“Rifiutare di entrare in relazione con il nostro pubblico è fatale, perché ti distacca sempre più dalla realtà. E quelle copie che non si vendono in edicola, quegli abbonamenti che non crescono, sono i destinatari che ti dicono: ‘Vi siete dimenticati di noi’. Non considerare la componente di relazionalità del mestiere, significa che ci dimentichiamo di te che leggi”
La proposta contenuta nel libro è il manifesto italiano dello Slow Journalism: un elenco di 10+1 regole che ne delineano la fisionomia, cui fa da sfondo l’analisi di modelli da imitare o da archiviare.
Questo libro è anche un’inchiesta, evidenziata fin dal sottotitolo, sulle cause dell’attuale diffusa sfiducia nel giornalismo, non soltanto in Italia. Con una domanda di fondo: la credibilità dei giornalisti è stata uccisa o si è suicidata?
Tanti sono i sospettati alla sbarra. Con due assenze illustri: la colpa – secondo gli autori – non è né dei social network né di internet, ma piuttosto della caccia alla notizia quotidiana, per il consumo immediato, dei titoli emotivi e gonfiati per collezionare click, dell’eccessivo potere concesso agli inserzionisti paganti.

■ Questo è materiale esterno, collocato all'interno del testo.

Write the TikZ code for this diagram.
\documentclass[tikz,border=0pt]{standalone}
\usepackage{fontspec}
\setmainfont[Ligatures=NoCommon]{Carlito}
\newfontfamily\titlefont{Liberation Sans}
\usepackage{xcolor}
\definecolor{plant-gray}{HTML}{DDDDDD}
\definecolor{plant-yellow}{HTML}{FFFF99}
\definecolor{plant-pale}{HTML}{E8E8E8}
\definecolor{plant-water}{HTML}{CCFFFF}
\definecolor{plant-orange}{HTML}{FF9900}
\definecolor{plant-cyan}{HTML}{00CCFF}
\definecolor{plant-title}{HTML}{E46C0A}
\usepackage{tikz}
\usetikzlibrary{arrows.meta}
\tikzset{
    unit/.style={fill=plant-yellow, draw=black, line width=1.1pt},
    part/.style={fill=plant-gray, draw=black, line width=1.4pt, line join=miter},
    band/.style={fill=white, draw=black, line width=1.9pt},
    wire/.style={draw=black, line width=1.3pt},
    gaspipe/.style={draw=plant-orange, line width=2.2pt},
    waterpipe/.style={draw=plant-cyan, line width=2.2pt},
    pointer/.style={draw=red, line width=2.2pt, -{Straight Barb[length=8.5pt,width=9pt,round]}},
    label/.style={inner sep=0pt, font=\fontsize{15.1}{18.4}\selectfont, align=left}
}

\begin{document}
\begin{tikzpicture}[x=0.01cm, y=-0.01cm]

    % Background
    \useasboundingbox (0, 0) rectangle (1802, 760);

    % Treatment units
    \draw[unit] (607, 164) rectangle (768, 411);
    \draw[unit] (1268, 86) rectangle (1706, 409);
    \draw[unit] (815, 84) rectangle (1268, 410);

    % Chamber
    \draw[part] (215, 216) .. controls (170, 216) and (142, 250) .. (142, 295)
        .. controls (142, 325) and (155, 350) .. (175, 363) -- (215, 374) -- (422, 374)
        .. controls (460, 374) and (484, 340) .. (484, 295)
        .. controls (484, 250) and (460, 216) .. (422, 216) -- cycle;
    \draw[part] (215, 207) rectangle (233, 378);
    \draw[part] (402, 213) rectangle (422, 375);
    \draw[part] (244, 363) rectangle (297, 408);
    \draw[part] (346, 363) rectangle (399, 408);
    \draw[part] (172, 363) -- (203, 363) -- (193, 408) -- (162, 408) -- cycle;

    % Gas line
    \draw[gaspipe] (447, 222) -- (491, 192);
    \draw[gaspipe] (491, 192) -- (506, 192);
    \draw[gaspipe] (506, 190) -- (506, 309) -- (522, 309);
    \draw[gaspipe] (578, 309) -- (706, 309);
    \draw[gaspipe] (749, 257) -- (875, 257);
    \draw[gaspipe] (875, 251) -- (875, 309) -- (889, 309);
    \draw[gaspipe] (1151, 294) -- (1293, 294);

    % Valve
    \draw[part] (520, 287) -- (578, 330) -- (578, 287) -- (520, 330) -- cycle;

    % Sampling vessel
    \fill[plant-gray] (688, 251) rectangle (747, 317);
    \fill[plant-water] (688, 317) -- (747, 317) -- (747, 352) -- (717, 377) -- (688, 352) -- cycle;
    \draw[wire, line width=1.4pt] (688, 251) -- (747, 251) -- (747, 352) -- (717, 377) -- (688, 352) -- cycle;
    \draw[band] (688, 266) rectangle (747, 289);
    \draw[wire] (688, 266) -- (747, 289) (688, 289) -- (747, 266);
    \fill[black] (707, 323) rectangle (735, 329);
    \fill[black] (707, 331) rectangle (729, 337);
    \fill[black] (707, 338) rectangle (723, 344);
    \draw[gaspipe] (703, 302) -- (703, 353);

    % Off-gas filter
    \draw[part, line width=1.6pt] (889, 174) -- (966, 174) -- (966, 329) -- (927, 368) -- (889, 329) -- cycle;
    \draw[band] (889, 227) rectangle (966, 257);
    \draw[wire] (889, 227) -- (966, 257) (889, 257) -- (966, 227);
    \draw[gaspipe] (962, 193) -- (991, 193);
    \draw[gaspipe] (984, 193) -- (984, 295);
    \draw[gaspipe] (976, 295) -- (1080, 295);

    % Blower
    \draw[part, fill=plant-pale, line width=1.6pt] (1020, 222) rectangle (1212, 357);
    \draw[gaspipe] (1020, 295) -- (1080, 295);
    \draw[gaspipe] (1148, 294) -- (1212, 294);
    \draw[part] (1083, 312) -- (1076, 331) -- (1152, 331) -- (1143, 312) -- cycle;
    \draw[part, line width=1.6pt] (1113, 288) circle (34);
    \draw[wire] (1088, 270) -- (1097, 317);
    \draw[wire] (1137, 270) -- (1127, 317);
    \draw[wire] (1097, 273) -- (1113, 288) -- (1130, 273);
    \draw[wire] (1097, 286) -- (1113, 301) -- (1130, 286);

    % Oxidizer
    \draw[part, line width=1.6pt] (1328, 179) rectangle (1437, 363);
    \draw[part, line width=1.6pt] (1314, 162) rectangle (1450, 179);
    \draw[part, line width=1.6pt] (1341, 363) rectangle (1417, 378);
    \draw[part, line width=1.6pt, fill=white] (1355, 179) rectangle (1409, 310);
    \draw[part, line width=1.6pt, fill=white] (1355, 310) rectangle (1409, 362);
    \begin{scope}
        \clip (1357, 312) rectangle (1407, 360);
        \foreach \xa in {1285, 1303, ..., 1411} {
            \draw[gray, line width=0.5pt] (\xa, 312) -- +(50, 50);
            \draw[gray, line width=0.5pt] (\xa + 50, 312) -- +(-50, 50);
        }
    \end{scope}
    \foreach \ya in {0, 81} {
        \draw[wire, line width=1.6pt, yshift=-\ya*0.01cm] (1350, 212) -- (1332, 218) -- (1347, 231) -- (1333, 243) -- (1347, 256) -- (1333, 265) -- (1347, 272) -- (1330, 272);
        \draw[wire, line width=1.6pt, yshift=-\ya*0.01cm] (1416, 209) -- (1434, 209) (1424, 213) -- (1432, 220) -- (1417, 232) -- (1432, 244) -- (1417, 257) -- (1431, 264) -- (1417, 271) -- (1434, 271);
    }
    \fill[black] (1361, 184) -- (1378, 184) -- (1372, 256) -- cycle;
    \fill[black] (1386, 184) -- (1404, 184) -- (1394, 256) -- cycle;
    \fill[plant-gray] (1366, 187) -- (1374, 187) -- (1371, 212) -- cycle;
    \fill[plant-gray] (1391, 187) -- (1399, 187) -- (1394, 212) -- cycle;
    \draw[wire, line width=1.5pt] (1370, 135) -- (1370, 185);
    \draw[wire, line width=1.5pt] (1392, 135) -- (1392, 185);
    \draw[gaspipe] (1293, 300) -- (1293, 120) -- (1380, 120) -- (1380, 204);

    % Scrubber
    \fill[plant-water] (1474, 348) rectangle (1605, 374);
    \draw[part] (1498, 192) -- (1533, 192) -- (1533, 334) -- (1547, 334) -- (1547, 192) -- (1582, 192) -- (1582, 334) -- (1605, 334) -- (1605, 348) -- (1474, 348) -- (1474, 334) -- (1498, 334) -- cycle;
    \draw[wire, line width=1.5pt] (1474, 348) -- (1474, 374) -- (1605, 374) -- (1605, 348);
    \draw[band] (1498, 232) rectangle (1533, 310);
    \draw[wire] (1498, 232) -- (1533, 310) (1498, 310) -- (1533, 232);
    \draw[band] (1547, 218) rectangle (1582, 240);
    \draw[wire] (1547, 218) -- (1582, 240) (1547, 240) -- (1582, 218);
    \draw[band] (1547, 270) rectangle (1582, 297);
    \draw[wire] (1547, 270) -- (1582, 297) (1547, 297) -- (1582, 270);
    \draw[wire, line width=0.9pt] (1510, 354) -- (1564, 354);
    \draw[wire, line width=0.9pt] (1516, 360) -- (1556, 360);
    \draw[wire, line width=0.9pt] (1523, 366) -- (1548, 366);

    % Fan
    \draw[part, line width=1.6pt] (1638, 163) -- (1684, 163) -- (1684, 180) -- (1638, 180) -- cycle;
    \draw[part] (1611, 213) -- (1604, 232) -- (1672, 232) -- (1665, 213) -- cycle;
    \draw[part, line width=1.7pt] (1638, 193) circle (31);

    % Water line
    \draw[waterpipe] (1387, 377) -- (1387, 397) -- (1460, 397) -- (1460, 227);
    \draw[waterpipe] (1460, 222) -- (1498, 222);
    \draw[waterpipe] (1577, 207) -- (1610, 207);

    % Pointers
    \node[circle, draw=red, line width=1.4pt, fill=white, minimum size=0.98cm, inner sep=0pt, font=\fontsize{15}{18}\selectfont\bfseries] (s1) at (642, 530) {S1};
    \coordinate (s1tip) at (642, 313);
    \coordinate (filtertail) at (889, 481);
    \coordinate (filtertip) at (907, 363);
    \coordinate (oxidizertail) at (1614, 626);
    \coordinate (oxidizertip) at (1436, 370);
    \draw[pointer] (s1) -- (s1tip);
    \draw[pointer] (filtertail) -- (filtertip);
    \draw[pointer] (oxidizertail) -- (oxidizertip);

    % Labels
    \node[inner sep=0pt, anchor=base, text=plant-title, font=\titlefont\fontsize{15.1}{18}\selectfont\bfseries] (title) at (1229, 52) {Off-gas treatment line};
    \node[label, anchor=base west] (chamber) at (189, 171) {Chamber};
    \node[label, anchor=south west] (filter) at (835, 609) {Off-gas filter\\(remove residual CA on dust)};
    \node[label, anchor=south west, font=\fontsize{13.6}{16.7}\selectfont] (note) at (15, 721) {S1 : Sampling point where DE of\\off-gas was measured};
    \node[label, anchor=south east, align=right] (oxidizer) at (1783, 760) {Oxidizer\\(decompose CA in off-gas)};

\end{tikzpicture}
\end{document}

La soluzione proposta dallo Slow Journalism è radicale e, ovviamente, richiede tempo: riconquistare la fiducia dei lettori proponendo un’informazione che guarda non all’oggi ma al lungo periodo, indipendente e documentata, finanziata dagli utenti stessi.
Più che a parole, il manifesto dello Slow Journalism è spiegato nei fatti, nell’impostazione stessa del libro. Gli autori sono entrambi giornalisti dell’informazione in rete: Nalbone è tra i fondatori della cooperativa sociale ilSalto.net, Puliafito della testata Slow News. Sono giornalisti, e come tali si esprimono: raccontano il loro punto di vista, senza pretendere che sia l’unico vero. Parlano dei siti e dei progetti cui collaborano, senza nascondere i loro interessi (anche economici) in proposito. Dimostrano coraggio nel citare – e criticare – testate autorevoli, tra cui il “Corriere della Sera” e “la Repubblica”, e nello smascherare, tra le fonti di fake news, siti politicamente influenti come quelli riferibili a Beppe Grillo.

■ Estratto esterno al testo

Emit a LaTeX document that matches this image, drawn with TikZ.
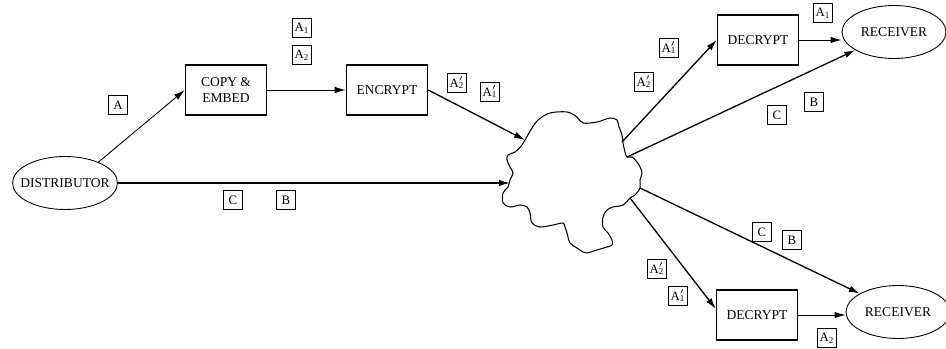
\documentclass[tikz,border=0pt]{standalone}
\usepackage{fontspec}
\setmainfont{Liberation Serif}
\usetikzlibrary{shapes.geometric,arrows.meta,positioning,calc}

\newcommand{\Ap}[1]{A\rlap{$'$}\textsubscript{#1}}

\begin{document}
\begin{tikzpicture}[
    x = 0.02cm, y = -0.02cm,
    block/.style = {rectangle, draw, line width=0.9pt, align=center, font=\fontsize{7.7}{9}\selectfont, minimum height=1cm, minimum width=1.62cm, inner sep=1pt},
    party/.style = {ellipse, draw, line width=0.5pt, font=\fontsize{7.7}{9}\selectfont, minimum height=1.06cm, minimum width=2.08cm, inner sep=0pt},
    tag/.style = {rectangle, draw, line width=0.4pt, font=\fontsize{7.3}{8}\selectfont, minimum size=0.37cm, inner sep=0.5pt},
    arrow/.style = {line width=0.75pt, -{Latex[length=2.2mm,width=1.3mm]}},
    thinarrow/.style = {line width=0.5pt, -{Latex[length=2.2mm,width=1.3mm]}}
]
\useasboundingbox (0,0) rectangle (946,348);

% Sender side
\node [party, inner xsep=-0.15cm] (dist) at (65,183) {DISTRIBUTOR};
\node [block] (copy) at (226,90) {COPY \&\\EMBED};
\node [block] (enc) at (387,90) {ENCRYPT};

% Network cloud
\draw [line width=0.6pt] plot [smooth cycle, tension=0.55] coordinates {
    (525,140) (532,128) (538,120) (550,113) (567,112) (577,117) (583,123)
    (597,122) (610,118) (617,120) (619,127) (622,135) (623,143) (625,152)
    (627,157) (632,157) (637,162) (640,167) (642,173) (640,180) (640,188)
    (635,195) (630,198) (623,205) (613,207) (607,210) (603,217) (603,227)
    (608,233) (612,240) (612,245) (607,247) (597,250) (587,253) (583,252)
    (577,248) (570,243) (567,233) (565,227) (563,223) (553,225) (540,227)
    (532,223) (530,213) (527,207) (520,205) (510,207) (503,203) (503,193)
    (508,187) (510,180) (513,173) (510,167) (507,160) (508,155) (515,152)
    (522,145)};
\coordinate (cin1) at (525,140);
\coordinate (cin2) at (510,183);
\coordinate (cout1) at (622,142);
\coordinate (cout2) at (627,157);
\coordinate (cout3) at (640,188);
\coordinate (cout4) at (630,198);

% Receiver side
\node [block] (dec1) at (758,40) {DECRYPT};
\node [party] (rcv1) at (894,32) {RECEIVER};
\node [block] (dec2) at (757,315) {DECRYPT};
\node [party] (rcv2) at (898,312) {RECEIVER};

% Tags
\node [tag] (tA) at (118,105) {A};
\node [tag] (tA1) at (302,28) {A\textsubscript{1}};
\node [tag] (tA2) at (302,55) {A\textsubscript{2}};
\node [tag] (tC) at (233,200) {C};
\node [tag] (tB) at (286,200) {B};
\node [tag] (eA2) at (457,83) {\Ap{2}};
\node [tag] (eA1) at (490,92) {\Ap{1}};
\node [tag] (uA1) at (669,48) {\Ap{1}};
\node [tag] (uA2) at (644,82) {\Ap{2}};
\node [tag] (uC) at (777,115) {C};
\node [tag] (uB) at (814,102) {B};
\node [tag] (rA1) at (823,13) {A\textsubscript{1}};
\node [tag] (lC) at (762,232) {C};
\node [tag] (lB) at (792,240) {B};
\node [tag] (lA2) at (657,269) {\Ap{2}};
\node [tag] (lA1) at (678,296) {\Ap{1}};
\node [tag] (rA2) at (827,338) {A\textsubscript{2}};

% Arrows
\draw [thinarrow] (dist.32) -- (copy.west);
\draw [thinarrow] (copy) -- (enc);
\draw [arrow] (enc.east) -- (cin1);
\draw [arrow] (dist.east) -- (cin2);
\draw [arrow] (cout1) -- (dec1.west);
\draw [arrow] (cout2) -- (rcv1);
\draw [arrow] (cout3) -- (rcv2);
\draw [arrow] (cout4) -- ($(dec2.north west)!0.38!(dec2.south west)$);
\draw [thinarrow] (dec1.east) -- (dec1.east -| rcv1.west);
\draw [thinarrow] (dec2.east) -- (dec2.east -| rcv2.west);

\end{tikzpicture}
\end{document}
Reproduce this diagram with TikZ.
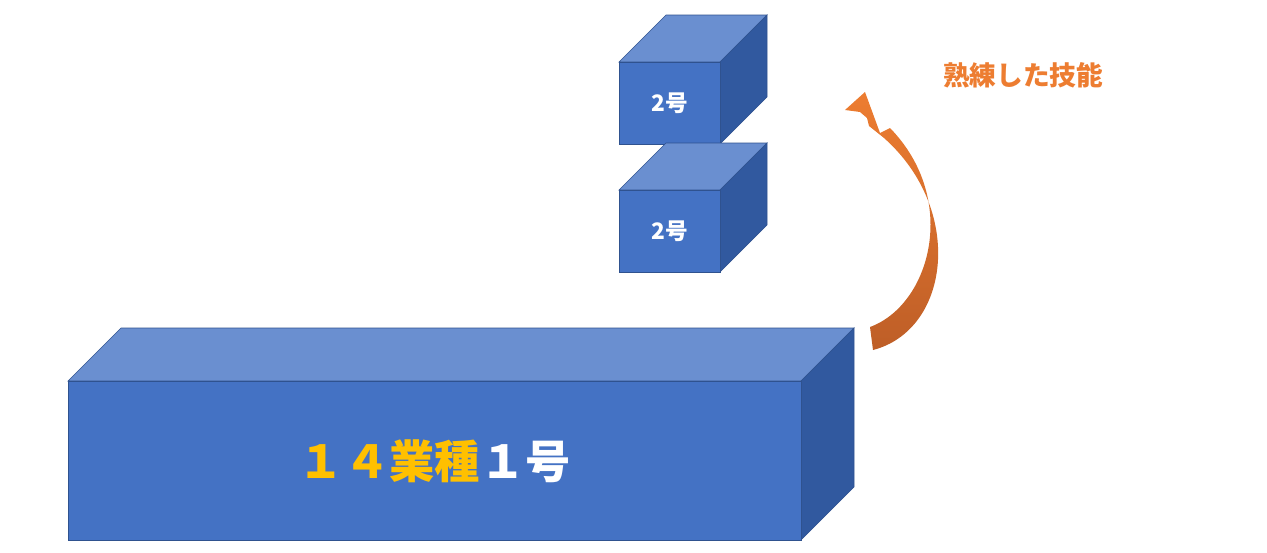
\documentclass[tikz,border=0pt]{standalone}
\usepackage{fontspec}
\newfontfamily\cjk{Noto Sans CJK JP}
\definecolor{front}{HTML}{4472C4}
\definecolor{topc}{HTML}{6A8FD0}
\definecolor{side}{HTML}{31599F}
\definecolor{edge}{HTML}{2F528F}
\definecolor{orng}{HTML}{ED7D31}
\definecolor{dorng}{HTML}{BE5E27}
\definecolor{gold}{HTML}{FFC000}
\begin{document}
\begin{tikzpicture}[x=0.75pt,y=-0.75pt,
  face/.style={draw=edge,line width=0.5pt}]
\useasboundingbox (0,0) rectangle (1267,553);
% big box
\fill[face,fill=topc] (68,381) -- (121,328) -- (854,328) -- (801,381) -- cycle;
\fill[face,fill=side] (801,381) -- (854,328) -- (854,487) -- (801,540) -- cycle;
\node[face,fill=front,minimum width=733*0.75pt,minimum height=159*0.75pt,anchor=north west,inner sep=0] (big) at (68,381) {};
\node at (big.center) {\cjk\bfseries\fontsize{34}{40}\selectfont\color{gold}１４業種\color{white}１号};
% small boxes
\foreach \y/\n in {62/a,190/b}{
  \fill[face,fill=topc] (619,\y) -- (666,\y-47) -- (767,\y-47) -- (720,\y) -- cycle;
  \fill[face,fill=side] (720,\y) -- (767,\y-47) -- (767,\y+35) -- (720,\y+82) -- cycle;
  \node[face,fill=front,minimum width=101*0.75pt,minimum height=82*0.75pt,anchor=north west,inner sep=0] (\n) at (619,\y) {\cjk\bfseries\fontsize{17}{20}\selectfont\color{white}2号};
}
% arrow
\shade[top color=orng,bottom color=dorng]
  (870,327) .. controls (930,305) and (960,200) .. (890,128)
  -- (880,133) -- (865,92) -- (845,110) -- (860,112) -- (867,118)
  -- (869,126) -- (884,138)
  .. controls (965,210) and (950,330) .. (873,350) -- cycle;
\node (t) at (1023,75) {\cjk\bfseries\fontsize{20}{24}\selectfont\color{orng}熟練した技能};
\end{tikzpicture}
\end{document}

Il libro parla un linguaggio coinvolgente ma non emotivo, con un ritmo incalzante: Nalbone e Puliafito si passano il testimone, alternando le loro parole a quelle di professionisti come Mario Calabresi e Peter Laufer.
In conclusione, la promessa del dialogo con il lettore, più volte sfidato a verificare le fonti, è mantenuta e non si chiuderà il libro senza la convinzione che leggerlo sia stato un buon utilizzo del proprio tempo. Qualche dubbio rimane, però, sulle analisi qui proposte dei grandi modelli di Slow Journalism, a partire da The Correspondent: è credibile che esso sia davvero incorruttibile come sembrano sostenere i due autori?
Sia come sia, l’esito di questa indagine sull’omicidio/suicidio del giornalismo è chiaro: il giornalismo non è affatto morto e ha ancora un ruolo insostituibile per la nostra società.
Daniele Nalbone, Alberto Puliafito – Slow Journalism. Chi ha ucciso il giornalismo?